- Title: Former UN chief Kofi Annan meets Indonesian President in Bali
- Date: 8th December 2016
- Summary: BALI, INDONESIA (DECEMBER 8, 2016) (REUTERS) ***WARNING CONTAINS FLASH PHOTOGRAPHY*** INDONESIAN PRESIDENT JOKO WIDODO GREETING FORMER UNITED NATIONS SECRETARY-GENERAL KOFI ANNAN AHEAD OF A BILATERAL MEETING ANNAN AND WIDODO TALKING TO EACH OTHER WIDODO ANNAN ANNAN AND WIDODO IN BILATERAL MEETING WIDODO WALKING IN HALL WIDODO WALKING INTO GROUP PHOTO SESSIONS VARIOUS OF WIDODO GREETING AND STANDING FOR PHOTOS WITH DELEGATES OF BALI DEMOCRACY FORUM
- Embargoed: 23rd December 2016 08:52
- Keywords: Indonesia President Joko Widodo Kofi Annan United Nations Myanmar Rohingya
- Location: BALI, INDONESIA
- City: BALI, INDONESIA
- Country: Indonesia
- Reuters ID: LVA0015C0W5L3
- Aspect Ratio: 16:9
- Story Text: Indonesian President Joko Widodo met former Secretary-General of United Nations Kofi Annan on Thursday (December 8) on the sidelines of a regional meeting on democracy in Bali.
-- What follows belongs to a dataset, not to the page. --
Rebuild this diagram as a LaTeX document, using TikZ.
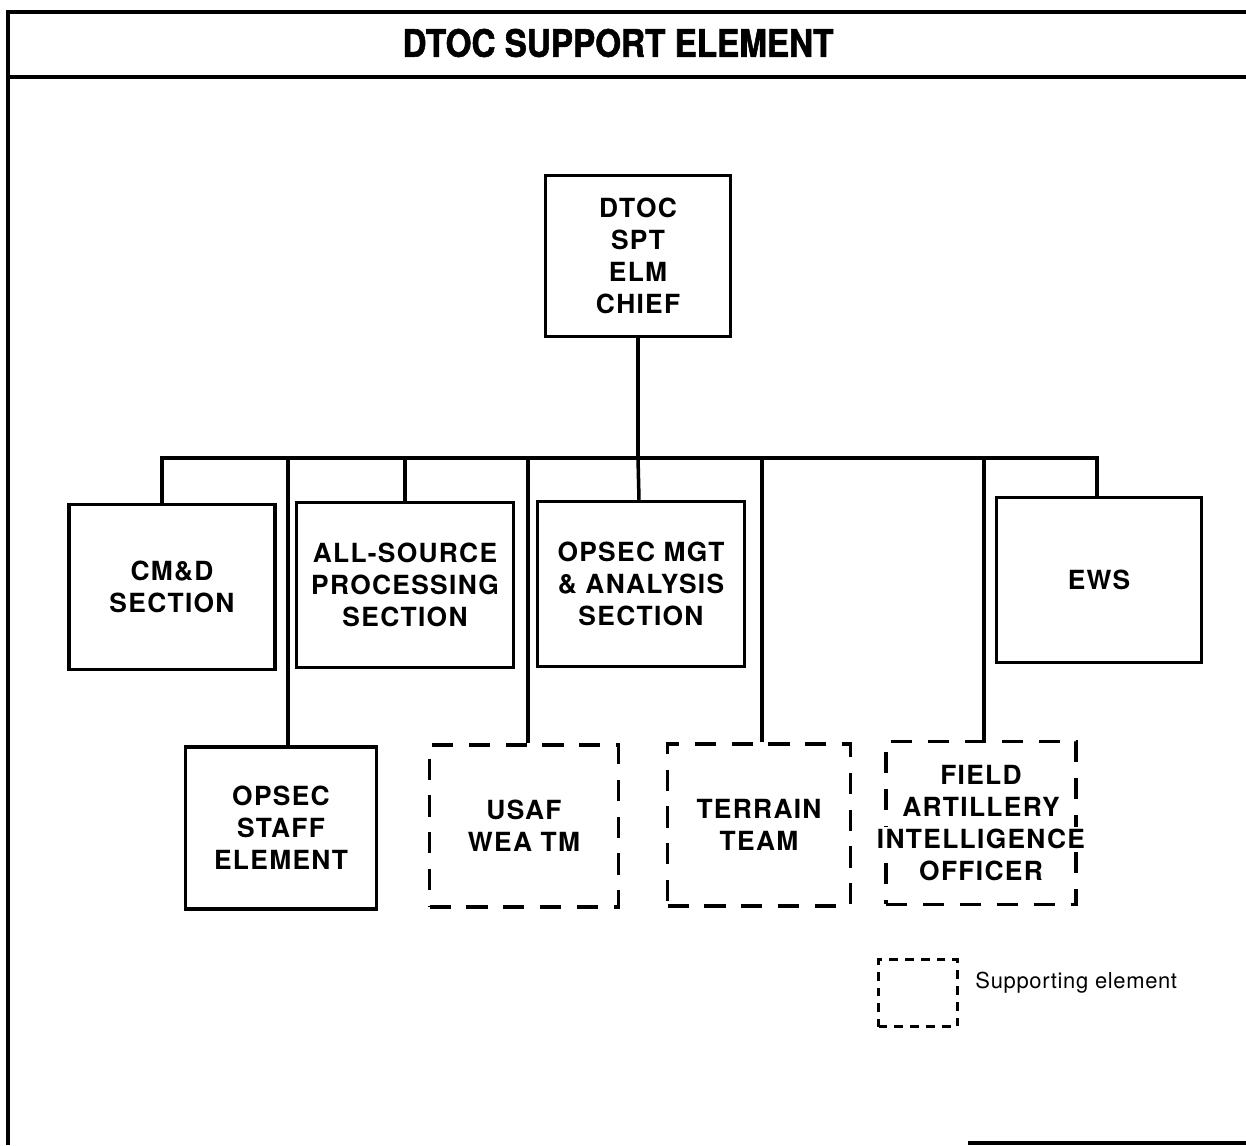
\documentclass[tikz,border=0pt]{standalone}
\usepackage{fontspec}
\setmainfont{TeX Gyre Heros}
\newfontfamily\titlefont[FakeStretch=0.88,FakeBold=1.5]{TeX Gyre Heros}
\newcommand\boxfont{\fontsize{15}{18.2}\selectfont\bfseries\addfontfeature{LetterSpace=5}}
\newcommand\keyfont{\fontsize{12.5}{14}\selectfont\addfontfeature{LetterSpace=3}}
\usetikzlibrary{positioning}

\begin{document}
\begin{tikzpicture}[
  x=0.02cm,y=-0.02cm,
  box/.style={draw,line width=2pt,inner sep=0pt,align=center,font=\boxfont},
  supbox/.style={box,dash pattern=on 12pt off 9pt},
  link/.style={line width=2pt},
  frame/.style={line width=2pt}
]
  \useasboundingbox (0,0) rectangle (1246,1145);
  % Frame and title
  \draw[frame] (1246,12) -- (8,12) -- (8,1145);
  \draw[frame] (8,77) -- (1246,77);
  \draw[frame] (968,1143) -- (1246,1143);
  \node[font=\titlefont\bfseries\fontsize{21.5}{24}\selectfont] (title) at (618,43) {DTOC SUPPORT ELEMENT};
  % Chief
  \node[box,minimum width=3.7cm,minimum height=3.22cm] (chief) at (638,256) {DTOC\\SPT\\ELM\\CHIEF};
  % Sections
  \node[box,minimum width=4.12cm,minimum height=3.3cm] (cmd) at (172,587) {CM\&D\\SECTION};
  \node[box,minimum width=4.34cm,minimum height=3.3cm] (allsrc) at (405,585) {ALL-SOURCE\\PROCESSING\\SECTION};
  \node[box,minimum width=4.14cm,minimum height=3.3cm] (mgt) at (641,584) {OPSEC MGT\\\& ANALYSIS\\SECTION};
  \node[box,minimum width=4.1cm,minimum height=3.3cm] (ews) at (1099,580) {EWS};
  \node[box,minimum width=3.82cm,minimum height=3.24cm] (staff) at (281,828) {OPSEC\\STAFF\\ELEMENT};
  % Supporting elements
  \node[supbox,minimum width=3.78cm,minimum height=3.24cm] (usaf) at (524,826) {USAF\\WEA TM};
  \node[supbox,minimum width=3.66cm,minimum height=3.24cm] (terrain) at (759,825) {TERRAIN\\TEAM};
  \node[supbox,minimum width=3.8cm,minimum height=3.26cm] (fai) at (981,823)
    {FIELD\\ARTILLERY\\\makebox[0pt]{\setlength\fboxsep{1pt}\colorbox{white}{INTELLIGENCE}}\\OFFICER};
  % Bus
  \coordinate (bus) at (638,458);
  \coordinate (tl) at (162,458);
  \coordinate (tr) at (1097,458);
  \draw[link] (chief) -- (bus);
  \draw[link] (tl |- cmd.north) -- (tl) -- (tr) -- (tr |- ews.north);
  \draw[link] (bus) -- (mgt);
  \draw[link] (staff.north -| 288,0) -- (bus -| 288,0);
  \draw[link] (allsrc.north) -- (allsrc.north |- bus);
  \draw[link] (usaf.north -| 528,0) -- (bus -| 528,0);
  \draw[link] (terrain.north -| 762,0) -- (bus -| 762,0);
  \draw[link] (fai.north -| 984,0) -- (bus -| 984,0);
  % Key
  \node[draw,line width=2pt,dash pattern=on 5pt off 4pt,minimum width=1.58cm,minimum height=1.34cm,inner sep=0pt] (legend) at (918,993) {};
  \node[font=\keyfont,right=0.2cm of legend.north east,anchor=west,yshift=-0.5cm] (legtext) {Supporting element};
\end{tikzpicture}
\end{document}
According to a press release from the palace, they discussed the plight of Rohingya Muslims in Myanmar's Rakhine state.
Violence in Myanmar's Rakhine State, home to many Rohingyas, has become the biggest challenge facing Aung San Suu Kyi's eight-month-old government and has sparked international criticism that the Nobel Peace Prize winner has done too little to help the Muslim minority.
At least 86 people have been killed and about 30,000 displaced in a Myanmar army crackdown in Rakhine State, launched after attacks on police posts near the Bangladesh border on October 9 in which nine policemen were killed.
Widodo conveyed Indonesia's concern and discussed "measures to resolve the crisis" in Myanmar's Rakhine state with Annan during the meeting, the press release said, without specifying details.
This is not the first time that Indonesia, the nation with world's biggest Muslim population, publicly express concern over the treatment of Rohingya Muslims. Earlier this week, Foreign Minister Retno Marsudi had met Aung San Suu Kyi in Yangon.
Myanmar authorities have rejected allegations by residents and rights groups that soldiers raped Rohingya women, burnt homes and killed civilians during a crackdown in response to coordinated attacks on three border posts along the frontier with Bangladesh.
The violence is the biggest challenge faced by Aung San Suu Kyi's eight-month-old government and has prompted calls for the Nobel Peace laureate to do more to help the Rohingya minority, who are denied citizenship and access to basic services.